The second is a posteriori knowledge, and unlike a priori takes experience into account. This form of knowledge is a combination of imagination and logic and is regarded by Kant as the pure reason, the form of knowledge that leads to new discoveries. Kant argues that you can only understand the real nature by reason, not perception alone.
Since one can only percieve reality from ones perspective and viewpoint, and since this percieved image of nature is bound to our experiences, education, everything that has formed us as humans, it will be unique to us as individuals. Because of this, perception was said to conform to objects around us and not to reason. The Copernican revolution rejected the established perception and argued that objects must conform to our cognition, to reason. A gust of wind could be cold to someone and warm to another, our perception gives objects their qualities.

  1. At the end of the discussion of the definition "Knowledge is perception", Socrates argues that we do not see and hear "with" the eyes and the ears, but "through" the eyes and the ears. How are we to understand this? And in what way is it correct to say that Socrates argument is directed towards what we in modern terms call "empiricism"?

As I said earlier, we all percieve reality uniqely to our own experiences, this would not be true if everyone recieved information “with” the sensory organs, it would imply that we all percieved the environment the same way since we all have the same senses.

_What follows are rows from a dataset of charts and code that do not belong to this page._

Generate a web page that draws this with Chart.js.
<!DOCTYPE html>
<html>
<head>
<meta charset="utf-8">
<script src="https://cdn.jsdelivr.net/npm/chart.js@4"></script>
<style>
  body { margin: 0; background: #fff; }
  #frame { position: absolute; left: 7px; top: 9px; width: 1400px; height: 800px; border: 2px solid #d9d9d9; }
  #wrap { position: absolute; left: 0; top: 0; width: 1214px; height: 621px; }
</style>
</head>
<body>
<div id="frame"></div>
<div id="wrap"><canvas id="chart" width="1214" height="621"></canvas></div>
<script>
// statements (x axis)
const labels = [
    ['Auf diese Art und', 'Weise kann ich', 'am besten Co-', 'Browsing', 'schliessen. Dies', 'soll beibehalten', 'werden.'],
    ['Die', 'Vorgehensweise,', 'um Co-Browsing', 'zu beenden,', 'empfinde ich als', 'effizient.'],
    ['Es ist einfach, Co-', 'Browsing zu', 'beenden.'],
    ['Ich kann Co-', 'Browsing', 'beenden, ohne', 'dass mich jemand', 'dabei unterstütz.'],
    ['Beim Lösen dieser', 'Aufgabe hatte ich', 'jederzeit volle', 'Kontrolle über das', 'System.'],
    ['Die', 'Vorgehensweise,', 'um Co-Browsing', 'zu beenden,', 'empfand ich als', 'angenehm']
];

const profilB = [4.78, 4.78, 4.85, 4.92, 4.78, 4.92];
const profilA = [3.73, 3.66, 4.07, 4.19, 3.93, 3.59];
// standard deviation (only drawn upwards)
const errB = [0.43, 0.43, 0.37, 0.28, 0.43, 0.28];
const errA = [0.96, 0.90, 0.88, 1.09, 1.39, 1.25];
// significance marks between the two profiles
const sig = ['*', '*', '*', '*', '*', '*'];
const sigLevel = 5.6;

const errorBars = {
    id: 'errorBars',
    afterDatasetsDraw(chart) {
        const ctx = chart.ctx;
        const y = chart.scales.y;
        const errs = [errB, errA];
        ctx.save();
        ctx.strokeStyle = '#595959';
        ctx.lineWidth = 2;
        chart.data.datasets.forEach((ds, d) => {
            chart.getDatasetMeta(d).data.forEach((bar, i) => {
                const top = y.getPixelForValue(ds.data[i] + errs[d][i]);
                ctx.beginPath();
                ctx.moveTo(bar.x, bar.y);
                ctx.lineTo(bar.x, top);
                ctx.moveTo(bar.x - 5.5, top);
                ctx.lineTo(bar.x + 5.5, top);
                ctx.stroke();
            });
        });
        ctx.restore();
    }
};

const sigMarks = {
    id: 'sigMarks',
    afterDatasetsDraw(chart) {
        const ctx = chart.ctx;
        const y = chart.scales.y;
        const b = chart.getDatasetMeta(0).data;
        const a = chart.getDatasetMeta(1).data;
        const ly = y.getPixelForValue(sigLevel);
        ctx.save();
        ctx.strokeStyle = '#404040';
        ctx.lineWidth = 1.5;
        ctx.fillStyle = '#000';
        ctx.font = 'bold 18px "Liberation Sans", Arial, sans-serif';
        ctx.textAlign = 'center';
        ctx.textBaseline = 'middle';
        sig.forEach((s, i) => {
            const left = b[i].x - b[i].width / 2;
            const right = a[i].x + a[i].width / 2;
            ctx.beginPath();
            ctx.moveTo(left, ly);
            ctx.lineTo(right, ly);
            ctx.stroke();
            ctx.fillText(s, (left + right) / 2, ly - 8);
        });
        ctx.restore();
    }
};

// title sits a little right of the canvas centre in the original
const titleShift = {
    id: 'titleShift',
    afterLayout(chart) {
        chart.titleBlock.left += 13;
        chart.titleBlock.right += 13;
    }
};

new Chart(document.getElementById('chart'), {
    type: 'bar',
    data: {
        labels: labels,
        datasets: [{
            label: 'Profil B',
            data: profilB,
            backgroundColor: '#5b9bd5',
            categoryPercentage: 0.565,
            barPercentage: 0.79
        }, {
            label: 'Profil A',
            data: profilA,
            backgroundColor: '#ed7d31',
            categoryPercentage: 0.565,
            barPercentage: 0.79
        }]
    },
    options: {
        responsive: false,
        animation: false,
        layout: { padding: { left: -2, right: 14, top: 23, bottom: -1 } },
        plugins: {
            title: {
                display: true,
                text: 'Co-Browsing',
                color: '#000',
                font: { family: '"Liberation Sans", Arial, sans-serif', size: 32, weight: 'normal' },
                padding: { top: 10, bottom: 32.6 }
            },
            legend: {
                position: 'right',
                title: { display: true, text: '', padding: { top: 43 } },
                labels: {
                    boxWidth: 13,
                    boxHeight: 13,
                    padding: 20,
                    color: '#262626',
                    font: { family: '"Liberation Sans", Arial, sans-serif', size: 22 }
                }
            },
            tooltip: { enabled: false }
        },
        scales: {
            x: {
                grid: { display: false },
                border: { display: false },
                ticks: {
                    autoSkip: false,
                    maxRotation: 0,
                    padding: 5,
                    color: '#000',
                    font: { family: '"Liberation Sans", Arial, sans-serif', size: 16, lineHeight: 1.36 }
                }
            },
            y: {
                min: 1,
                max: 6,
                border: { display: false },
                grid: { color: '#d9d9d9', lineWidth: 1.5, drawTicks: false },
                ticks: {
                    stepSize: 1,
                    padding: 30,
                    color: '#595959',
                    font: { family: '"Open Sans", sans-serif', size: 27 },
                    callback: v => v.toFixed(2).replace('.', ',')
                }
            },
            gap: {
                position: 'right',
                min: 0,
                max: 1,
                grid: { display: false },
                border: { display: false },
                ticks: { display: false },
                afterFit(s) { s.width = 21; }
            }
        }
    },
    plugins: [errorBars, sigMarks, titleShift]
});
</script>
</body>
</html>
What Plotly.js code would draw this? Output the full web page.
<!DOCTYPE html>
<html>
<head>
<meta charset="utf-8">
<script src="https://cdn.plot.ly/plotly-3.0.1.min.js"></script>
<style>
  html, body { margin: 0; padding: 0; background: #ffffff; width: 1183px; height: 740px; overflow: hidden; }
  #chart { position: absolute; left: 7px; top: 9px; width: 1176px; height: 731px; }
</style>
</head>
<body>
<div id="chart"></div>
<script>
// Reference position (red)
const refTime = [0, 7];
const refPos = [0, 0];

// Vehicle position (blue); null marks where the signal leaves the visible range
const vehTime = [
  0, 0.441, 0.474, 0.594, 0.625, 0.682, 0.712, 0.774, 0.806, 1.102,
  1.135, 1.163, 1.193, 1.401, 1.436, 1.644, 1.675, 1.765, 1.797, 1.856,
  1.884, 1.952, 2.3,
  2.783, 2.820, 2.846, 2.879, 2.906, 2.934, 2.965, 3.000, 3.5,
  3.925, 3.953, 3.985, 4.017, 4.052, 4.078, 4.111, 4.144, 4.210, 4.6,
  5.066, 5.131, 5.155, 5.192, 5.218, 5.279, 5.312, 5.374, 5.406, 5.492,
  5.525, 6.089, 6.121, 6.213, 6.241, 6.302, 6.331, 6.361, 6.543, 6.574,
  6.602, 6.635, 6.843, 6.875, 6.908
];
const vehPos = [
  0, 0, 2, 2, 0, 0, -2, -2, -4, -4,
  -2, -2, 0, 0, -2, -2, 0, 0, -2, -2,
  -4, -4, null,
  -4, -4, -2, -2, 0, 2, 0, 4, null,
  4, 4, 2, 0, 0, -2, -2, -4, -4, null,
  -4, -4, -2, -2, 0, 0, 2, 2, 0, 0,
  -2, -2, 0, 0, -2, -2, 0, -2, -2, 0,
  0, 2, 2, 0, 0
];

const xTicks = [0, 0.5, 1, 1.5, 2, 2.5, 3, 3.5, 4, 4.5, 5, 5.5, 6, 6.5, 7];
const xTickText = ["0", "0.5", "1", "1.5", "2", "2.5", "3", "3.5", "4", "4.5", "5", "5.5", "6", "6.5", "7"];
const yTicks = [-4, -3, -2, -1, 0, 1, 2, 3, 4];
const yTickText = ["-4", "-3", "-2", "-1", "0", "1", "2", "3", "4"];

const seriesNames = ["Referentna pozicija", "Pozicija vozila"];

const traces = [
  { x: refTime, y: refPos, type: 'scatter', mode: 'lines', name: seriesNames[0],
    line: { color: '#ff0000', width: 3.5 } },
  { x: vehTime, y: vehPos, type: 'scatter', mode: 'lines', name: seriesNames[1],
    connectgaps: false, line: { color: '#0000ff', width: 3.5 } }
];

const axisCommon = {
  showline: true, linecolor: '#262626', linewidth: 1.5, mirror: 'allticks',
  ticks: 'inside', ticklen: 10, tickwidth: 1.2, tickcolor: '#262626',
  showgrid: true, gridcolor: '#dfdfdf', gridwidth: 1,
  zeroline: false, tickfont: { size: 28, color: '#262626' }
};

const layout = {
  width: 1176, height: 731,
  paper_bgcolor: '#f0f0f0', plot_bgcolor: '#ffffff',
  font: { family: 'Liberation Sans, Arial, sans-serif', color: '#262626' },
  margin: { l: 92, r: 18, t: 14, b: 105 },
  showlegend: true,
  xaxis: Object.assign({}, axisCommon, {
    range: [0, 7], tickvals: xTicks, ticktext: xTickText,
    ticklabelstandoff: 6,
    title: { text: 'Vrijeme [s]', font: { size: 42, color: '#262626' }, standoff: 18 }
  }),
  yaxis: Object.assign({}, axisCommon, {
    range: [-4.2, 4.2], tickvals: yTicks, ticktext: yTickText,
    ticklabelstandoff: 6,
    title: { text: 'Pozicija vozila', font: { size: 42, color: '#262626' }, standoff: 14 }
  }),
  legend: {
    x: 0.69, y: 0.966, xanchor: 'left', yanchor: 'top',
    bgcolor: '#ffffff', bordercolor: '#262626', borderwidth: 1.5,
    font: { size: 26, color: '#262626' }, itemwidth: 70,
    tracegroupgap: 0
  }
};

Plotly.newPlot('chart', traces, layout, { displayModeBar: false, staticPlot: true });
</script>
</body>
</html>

This would give us a raw perception from senses not capable of analysis or creating a common understanding.
Socrates instead argues that our sensory organs are mere tools for the mind to gather information “through”. These impressions are processed and combined with experience to create a personal intepretation, even though we all have the same tools to percieve the environment. 

Knowledge comes from our reflections on sensations which are based on sensory information. Our understanding of nature, our knowledge, has therefore its ground in sensory experience. Which “empiricism” also declares.